Herbst was previously provost and executive vice president for academic affairs at SUNY-Albany from 2005 to 2007, and also served as acting president of the school for a year. She also served as the dean of the College of Liberal Arts at Temple University from 2003 to 2005.

Herbst joined Northwestern University as an assistant professor in 1989 and remained there until 2003. She became Professor of Political Science and Communication Studies in 1989, and eventually chaired the Department of Political Science.

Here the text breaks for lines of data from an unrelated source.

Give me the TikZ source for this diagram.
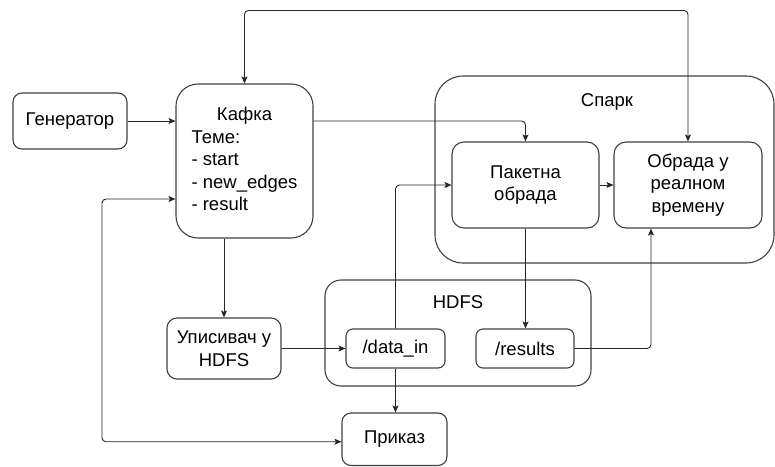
\documentclass[tikz,border=0pt]{standalone}
\usepackage{fontspec}
\setmainfont{Liberation Sans}
\usetikzlibrary{arrows.meta,calc}
\begin{document}
\begin{tikzpicture}[x=1pt,y=-1pt,
  font=\fontsize{18.5}{22.5}\selectfont,
  box/.style={draw=black!75,line width=1.1pt,rounded corners=#1,inner sep=0pt,align=center},
  box/.default=8pt,
  conn/.style={draw=black!85,line width=0.9pt,rounded corners=4pt,-{Stealth[length=7pt,width=6pt,inset=1.5pt]}},
  biconn/.style={conn,{Stealth[length=7pt,width=6pt,inset=1.5pt]}-{Stealth[length=7pt,width=6pt,inset=1.5pt]}},
  lbl/.style={inner sep=0pt}
]
\useasboundingbox (0,0) rectangle (775,466);
% containers
\node[box=28pt,minimum width=339pt,minimum height=187pt] (spark) at (604.5,169.5) {};
\node[lbl] (sparkl) at (607,102) {Спарк};
\node[box=16pt,minimum width=266pt,minimum height=106pt] (hdfs) at (458,333) {};
\node[lbl] (hdfsl) at (458,302) {HDFS};
% boxes
\node[box=9pt,minimum width=114pt,minimum height=56pt] (gen) at (70,121) {Генератор};
\node[box=22pt,minimum width=137pt,minimum height=154pt] (kafka) at (244.5,161)
  {\begin{tabular}{@{}l@{}}\multicolumn{1}{@{}c@{}}{Кафка}\\Теме:\\- start\\- new\_edges\\- result\end{tabular}};
\node[box=12pt,minimum width=147pt,minimum height=86pt] (batch) at (525.5,185) {Пакетна\\обрада};
\node[box=12pt,minimum width=148pt,minimum height=86pt] (rt) at (688,185) {Обрада у\\реалном\\времену};
\node[box=10pt,minimum width=114pt,minimum height=61pt] (writer) at (224,348.5) {Уписивач у\\HDFS};
\node[box=7pt,minimum width=99pt,minimum height=39pt] (datain) at (395.5,348.5) {/data\_in};
\node[box=7pt,minimum width=98pt,minimum height=39pt] (results) at (525,348.5) {/results};
\node[box=9pt,minimum width=105pt,minimum height=52.5pt] (prikaz) at (394.5,439.25) {Приказ};
% helper coordinates
\coordinate (ktop) at ($(kafka.north)+(0,-73)$);
\coordinate (kleft) at ($(kafka.west)+(0,38)$);
\coordinate (pleft) at ($(prikaz.west)+(0,2.5)$);
\coordinate (rtb) at ($(rt.south)+(-37,0)$);
% connectors
\draw[conn] (gen.east) -- (gen.east -| kafka.west);
\draw[biconn] (kafka.north) -- (ktop) -| (rt.north);
\draw[conn] (kafka.east |- gen.east) -| (batch.north);
\draw[conn] (batch.east) -- (rt.west);
\draw[conn] (kafka.south -| writer.north) -- (writer.north);
\draw[conn] (writer.east) -- (datain.west);
\draw[conn] (datain.north) |- (batch.west);
\draw[conn] (datain.south) -- (datain.south |- prikaz.north);
\draw[conn] (batch.south) -- (batch.south |- results.north);
\draw[conn] (results.east) -| (rtb);
\draw[biconn] (pleft) -| (102,300) |- (kleft);
\end{tikzpicture}
\end{document}
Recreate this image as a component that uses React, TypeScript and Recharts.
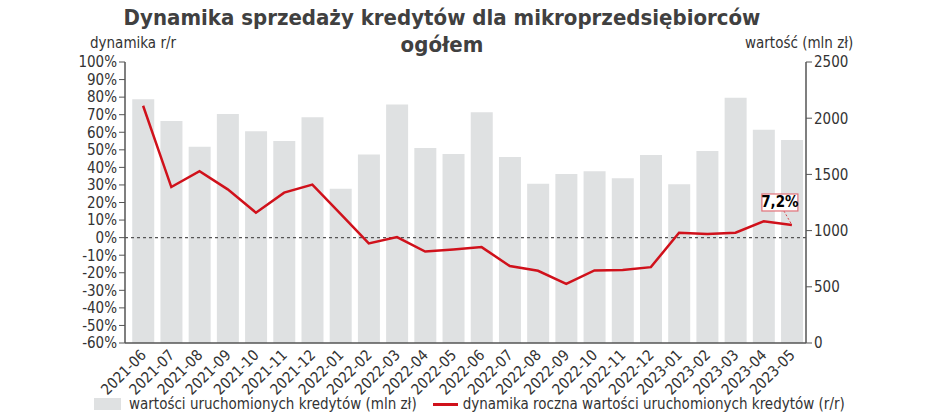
import React from "react";
import {
  ComposedChart,
  Bar,
  Line,
  XAxis,
  YAxis,
  ReferenceLine,
  LabelList,
} from "recharts";

const months = [
  "2021-06", "2021-07", "2021-08", "2021-09", "2021-10", "2021-11", "2021-12",
  "2022-01", "2022-02", "2022-03", "2022-04", "2022-05", "2022-06", "2022-07",
  "2022-08", "2022-09", "2022-10", "2022-11", "2022-12", "2023-01", "2023-02",
  "2023-03", "2023-04", "2023-05",
];

const values = [
  2169, 1976, 1747, 2038, 1884, 1798, 2009, 1373, 1676, 2121, 1735, 1682,
  2053, 1655, 1417, 1504, 1528, 1465, 1673, 1412, 1709, 2181, 1898, 1807,
];

const dynamics = [
  75.1, 28.8, 37.8, 27.5, 14.2, 25.6, 30.2, 13.5, -3.3, 0.3, -7.9, -6.7,
  -5.4, -16.2, -18.9, -26.3, -18.7, -18.5, -16.8, 2.8, 2.0, 2.8, 9.3, 7.2,
];

const leftTicks = [100, 90, 80, 70, 60, 50, 40, 30, 20, 10, 0, -10, -20, -30, -40, -50, -60];
const rightTicks = [0, 500, 1000, 1500, 2000, 2500];

const data = months.map((m, i) => ({ month: m, value: values[i], dyn: dynamics[i] }));

const FONT = "'DejaVu Sans Condensed', 'Liberation Sans Narrow', 'Roboto', sans-serif";
const TXT = "#333333";

const XTick = (props: any) => {
  const { x, y, payload } = props;
  return (
    <g transform={`translate(${x + 4},${y + 5})`}>
      <text
        x={0}
        y={0}
        textAnchor="end"
        transform="rotate(-45)"
        fill={TXT}
        fontSize={15}
        fontFamily={FONT}
      >
        {payload.value}
      </text>
    </g>
  );
};

const LastLabel = (props: any) => {
  const { x, y, index, value } = props;
  if (index !== months.length - 1) return null;
  const bx = x - 30;
  const by = y - 31;
  const w = 36;
  const h = 17;
  return (
    <g>
      <line x1={bx + w / 2 + 4} y1={by + h} x2={x} y2={y} stroke="#d9434b" strokeDasharray="2 2" strokeWidth={1} />
      <rect x={bx} y={by} width={w} height={h} fill="#ffffff" stroke="#e07078" strokeWidth={1.2} />
      <text
        x={bx + w / 2}
        y={by + h / 2 + 5}
        textAnchor="middle"
        fontFamily={FONT}
        fontWeight="bold"
        fontSize={15}
        fill="#000"
      >
        {String(value).replace(".", ",") + "%"}
      </text>
    </g>
  );
};

export default function App() {
  return (
    <div style={{ position: "absolute", left: 0, top: 0, width: 948, height: 416, background: "#fff" }}>
      <div
        style={{
          position: "absolute",
          left: 0,
          top: 4,
          width: 884,
          textAlign: "center",
          fontFamily: FONT,
          fontWeight: "bold",
          fontSize: 22,
          lineHeight: "27px",
          color: "#404040",
        }}
      >
        Dynamika sprzedaży kredytów dla mikroprzedsiębiorców
        <br />
        ogółem
      </div>
      <div style={{ position: "absolute", left: 90, top: 34, fontFamily: FONT, fontSize: 15, color: TXT }}>
        dynamika r/r
      </div>
      <div style={{ position: "absolute", left: 745, top: 34, fontFamily: FONT, fontSize: 15, color: TXT }}>
        wartość (mln zł)
      </div>
      <ComposedChart
        width={948}
        height={416}
        data={data}
        margin={{ top: 62, right: 0, bottom: 0, left: 0 }}
        barCategoryGap="11.5%"
      >
        <XAxis
          dataKey="month"
          interval={0}
          tick={<XTick />}
          tickLine={false}
          padding={{ left: 4, right: 0 }}
          axisLine={{ stroke: "#555", strokeWidth: 1.5 }}
          height={73}
        />
        <YAxis
          yAxisId="left"
          orientation="left"
          width={125}
          domain={[-60, 100]}
          ticks={leftTicks}
          interval={0}
          tickFormatter={(v: number) => `${v}%`}
          tick={{ fill: TXT, fontSize: 15, fontFamily: FONT }}
          tickLine={{ stroke: "#555" }}
          tickSize={6}
          axisLine={{ stroke: "#555", strokeWidth: 1.5 }}
        />
        <YAxis
          yAxisId="right"
          orientation="right"
          width={142}
          domain={[0, 2500]}
          ticks={rightTicks}
          interval={0}
          tick={{ fill: TXT, fontSize: 15, fontFamily: FONT, textAnchor: "start" }}
          tickLine={{ stroke: "#555" }}
          tickSize={6}
          axisLine={{ stroke: "#555", strokeWidth: 1.5 }}
        />
        <Bar yAxisId="right" dataKey="value" fill="#dfe1e2" isAnimationActive={false} />
        <ReferenceLine yAxisId="left" y={0} stroke="#555" strokeDasharray="3 3" strokeWidth={1.2} />
        <Line
          yAxisId="left"
          dataKey="dyn"
          stroke="#d0111b"
          strokeWidth={2.5}
          dot={false}
          isAnimationActive={false}
        >
          <LabelList dataKey="dyn" content={<LastLabel />} />
        </Line>
      </ComposedChart>
      <div
        style={{
          position: "absolute",
          left: 94,
          top: 395,
          display: "flex",
          alignItems: "center",
          fontFamily: FONT,
          fontSize: 15,
          color: TXT,
          whiteSpace: "nowrap",
        }}
      >
        <span style={{ display: "inline-block", width: 27, height: 12, background: "#dfe1e2", marginRight: 8 }} />
        <span>wartości uruchomionych kredytów (mln zł)</span>
        <span
          style={{ display: "inline-block", width: 25, height: 3, background: "#d0111b", marginLeft: 16, marginRight: 5 }}
        />
        <span>dynamika roczna wartości uruchomionych kredytów (r/r)</span>
      </div>
    </div>
  );
}
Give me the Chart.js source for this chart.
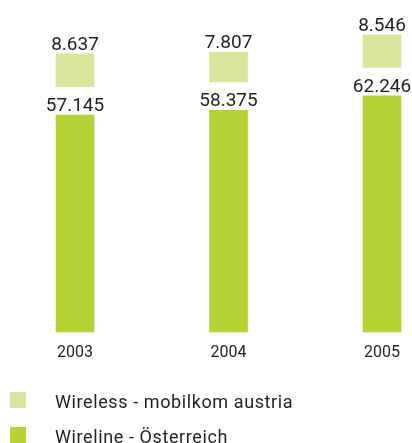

Herbst has authored many scholarly journal articles and books, including her most recent book, Rude Democracy: Civility and Incivility in American Politics (Temple University Press), released in September 2010. Her publications also include Reading Public Opinion: Political Actors View the Democratic Process (University of Chicago Press, 1998), Politics at the Margin: Historical Studies of Public Expression Outside the Mainstream (Cambridge University Press, 1994), and Numbered Voices: How Opinion Polls Have Shaped American Politics (University of Chicago Press, 1995), among others. Along with Benjamin I. Page, Lawrence R. Jacobs and Jamie Druckman, she edits the University of Chicago’s Chicago Studies in American Politics.

Philip Austin will continue to serve as the University of Connecticut’s interim president until Herbst begins her tenure in June.

Education

Herbst received her B.A. in political science from Duke University in 1984 and her Ph.D. in communication theory and research from the University of Southern California Annenberg School for Communication in Los Angeles in 1989.

Background

Herbst was born in New York City and raised in the mid-Hudson Valley town of Peekskill, N.Y. She and her husband, Doug Hughes, have two children.